One thing I've noticed over the years is that even when I teach about tithing, I tell a story about evangelism. I love telling stories about people I meet and the conversations we have about God. It doesn't matter to me what the topic is. These stories are always relevant and fit in with the subject. Your stories of faith, your stories of risk, your stories of failure - all these stories shape the ethos of the congregation. Borrowed stories just don't work as well. Stories communicate what really is important and what kind of experiences others in the community should aspire to have.

Experiences
People want to know about your experiences - even the bad ones. They want to know when you've failed; they want to know when you've been disappointed; they want to know what you've struggled through; they want to learn from your life. Genuine ethos cannot be developed without genuine communication.

Reward
Another way leaders shape ethos is by what they reward.
Once when I was a young pastor, I found myself creating an environment in which only those who did the wrong things were receiving my affirmation. They were the people I always spent time with. The more you sinned, the more you disobeyed God, the more of my time I would give you. If you did what you were supposed to do you received very little of my time. I was essentially rewarding disobedience and dysfunction rather than affirming obedience and servanthood. I realized that who I gave my time to demonstrated what was important.

I also began to realize that whenever I affirmed someone through a story, it helped shape the culture. If I told stories of the secret servanthood of members in the body, it inspired everyone else to serve. When I celebrated sacrificial giving by individuals, it inspired others to give sacrificially.

Battles
Everything worthwhile has a cost, and the ethos of a community is worth fighting for. Establishing a value system that honors God and reflects his heart is the most important battle in spiritual leadership. All spiritual leaders must be warrior-poets who lead both through courage and suffering.

Advancement
I believe that the resume-style selection of leadership has detrimentally affected the development of an apostolic ethos in the church.
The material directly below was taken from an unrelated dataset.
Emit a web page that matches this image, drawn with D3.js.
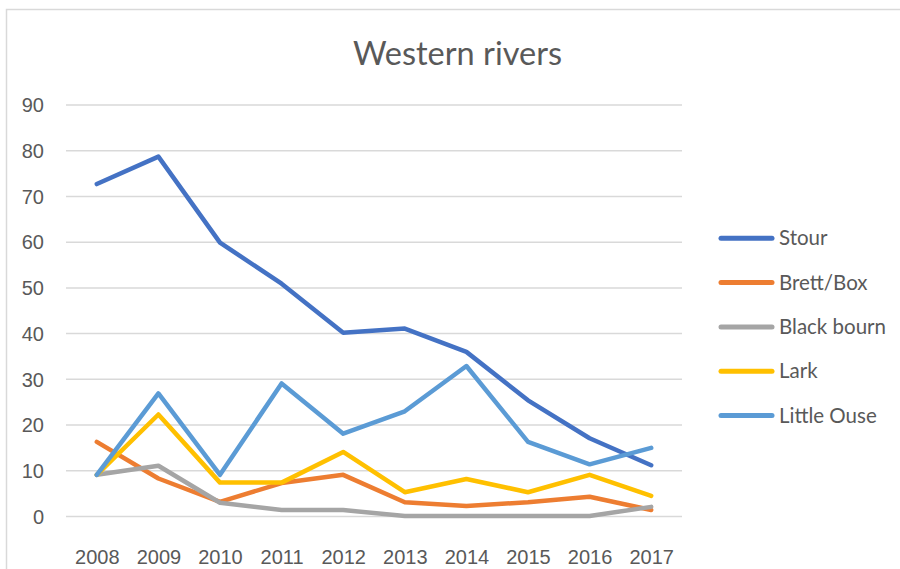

The church overwhelmingly hires from the outside.

It seems abysmal that in a church of ten thousand, you wouldn't be overwhelmed with emerging leadership, and yet these churches tend to hire proven leaders from other congregations. We seem to be better at growing congregations than at developing leaders.

The development of indigenous leadership is critical to creating and shaping ethos. It is also essential in generating first-century church momentum. One reason for this is that when you identify leaders from within, everyone realizes that he or she could be the next leader identified. It gives everyone a sense of inspiration and hope that he or she might be selected and invested in. If you're always hiring from the outside, it becomes a mystery how one every grows to that level of leadership. The obvious conclusion for someone interested in leadership would be that he or she has to leave the church to find a place where that level of leadership could be obtained.
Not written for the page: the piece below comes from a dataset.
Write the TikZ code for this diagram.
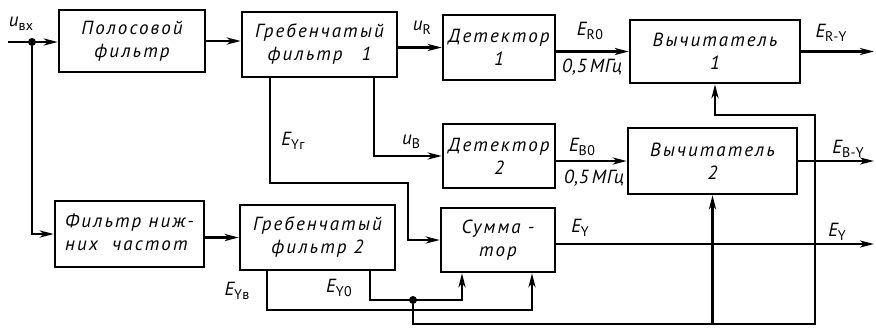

In an organization, leaders must be brought from the outside. In a movement, leaders emerge from within. A genuine movement is a leadership culture. It values the identification, development, and empowering of new leaders. A central component of a movement's success is not the selection of accredited leaders but of proven leadership. Leadership is not about how much education a person has attained but how much they have actually accomplished in a ministry context. In many congregations the only role that members can aspire to is to be a good follower. In the first-century church, there were no other churches to take leaders from. Everybody had to be homegrown.

At the end of each chapter of this book, Erwin gives several questions. I'm going to include a few below for you to ponder.
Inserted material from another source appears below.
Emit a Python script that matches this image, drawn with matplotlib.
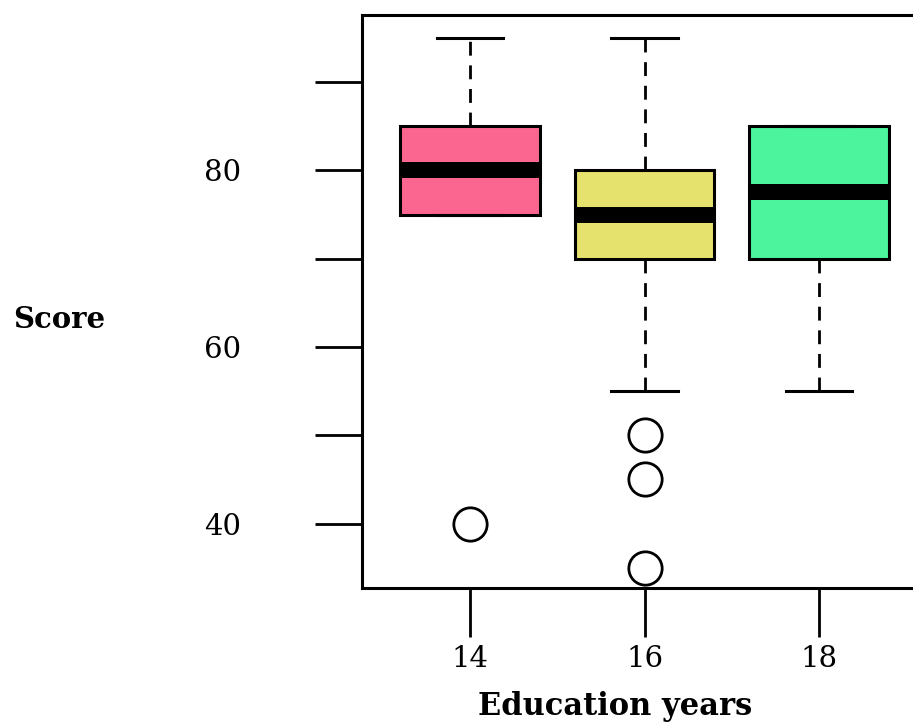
import matplotlib
matplotlib.use("Agg")
import matplotlib.pyplot as plt

plt.rcParams['font.family'] = ['DejaVu Serif']

groups = ["14", "16", "18"]
whisker_low = [75, 55, 55]
q1 = [75, 70, 70]
median = [80, 75, 77.5]
q3 = [85, 80, 85]
whisker_high = [95, 95, 85]
outliers = [[40], [50, 45, 35], []]
colors = ["#FA6690", "#E6E26E", "#4CF49E"]

ytick_vals = [40, 50, 60, 70, 80, 90]
ytick_labels = ["40", "", "60", "", "80", ""]

fig = plt.figure(figsize=(9.13, 7.22), dpi=100)
ax = fig.add_axes([361.8 / 913, 134 / 722, 565.4 / 913, 573 / 722])

stats = []
for i, g in enumerate(groups):
    stats.append(dict(label=g, whislo=whisker_low[i], q1=q1[i], med=median[i],
                      q3=q3[i], whishi=whisker_high[i], fliers=outliers[i]))

positions = list(range(1, len(groups) + 1))
bp = ax.bxp(stats, positions=positions, widths=0.8, capwidths=0.38,
            patch_artist=True, showfliers=True,
            boxprops=dict(linewidth=2.2, edgecolor="black"),
            whiskerprops=dict(linewidth=2.0, color="black", linestyle=(0, (5, 3.5))),
            capprops=dict(linewidth=2.2, color="black"),
            medianprops=dict(linewidth=11.5, color="black", solid_capstyle="butt"),
            flierprops=dict(marker="o", markersize=24, markerfacecolor="none",
                            markeredgecolor="black", markeredgewidth=2.0, linestyle="none"))
for patch, c in zip(bp["boxes"], colors):
    patch.set_facecolor(c)

ax.set_xlim(0.38, 3.62)
ax.set_ylim(32.7, 97.6)
ax.set_xticks(positions)
ax.set_xticklabels(groups)
ax.set_yticks(ytick_vals)
ax.set_yticklabels(ytick_labels)

ax.tick_params(axis="y", length=34, width=2.0, pad=53, labelsize=21)
ax.tick_params(axis="x", length=35, width=2.0, pad=6, labelsize=21)
for s in ax.spines.values():
    s.set_linewidth(2.2)

fig.text(13 / 913, 394 / 722, "Score", fontsize=21, fontweight="bold",
         ha="left", va="baseline")
fig.text(615 / 913, 7 / 722, "Education years", fontsize=22, fontweight="bold",
         ha="center", va="baseline")

fig.savefig("out.png", dpi=100)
1. Is your leadership more spiritual or secular? Are you leading from biblical or business principles?

2. Who are the emerging leaders in our community (congregation), and what do we need to do to prepare them for spiritual leadership?

Let's look at number 2 for a minute. How do you determine who the emerging leaders are? What is the criteria? In a future blog, Erwin talks about discipleship. He says there are two types of discipleship: the stage theory or new building metaphor, and the new baby metaphor. In the stage theory, people are taught a proper theological foundation, next a layer of faithful church attendance is added, then they are trusted with serving. Layer upon layer, systematically, to grow an individual to spiritual maturity. The other way is to nurture what is already there in an individual. Just as a new baby has everything they need already, a new believer has everything they will need for their spiritual journey. It just needs developing. Some have an unusual connection through prayer, some are overtly generous, some are willing to pick up and move to another country for the Gospel. Everyone has gifts, we just have to discover and nurture them.

So, how do you identify a future leader and how do you prepare them for spiritual leadership? You spend time with them. You love them where they are and see their potential. You get to know their level of faithfulness. You discover their gifts and passions with them. Woven through this relationship are times when you serve with them, correct them, encourage them, stretch them, teach them, and most of all you show them you trust them.

There is a very wise man in our church. I think of him as the father of our church, having built it with his own hands with a handful of faithful individuals who had a call and a dream. This man knows how to show people he sees their potential in a very surreptitious way. When he began recruiting people for a missions trip to Brazil that he was leading, he walked up to someone he wanted to go on the trip with him and say, "I hear you're joining us on the Brazil trip." In at least one instance the person had never considered going. They hadn't gone on a missions trip before. But just by planting that little seed in their heart, they started to see the possibility of them going, serving, and seeing already the approval in this man's eyes that they were worthy of the challenge. They began to pray, and save, and commit, and train, and they they went. It was like butter to see how smoothly he discipled this team to go all the way to the Amazon for two weeks, build two churches and have several adventures. True, this leader has the gift of discipleship, but anyone can do it. It's amazing how much impact you can have on someone's life when you are willing to pour a little of yourself into them.

2 comments:

Joanne Reese said...

Sandy,

You have poured so much into me - and I am so grateful.

Joanne

Sandy Hazenberg said...

Thanks Joanne. I love doing it! My prayer is that what I model, you will do in others. Blessings!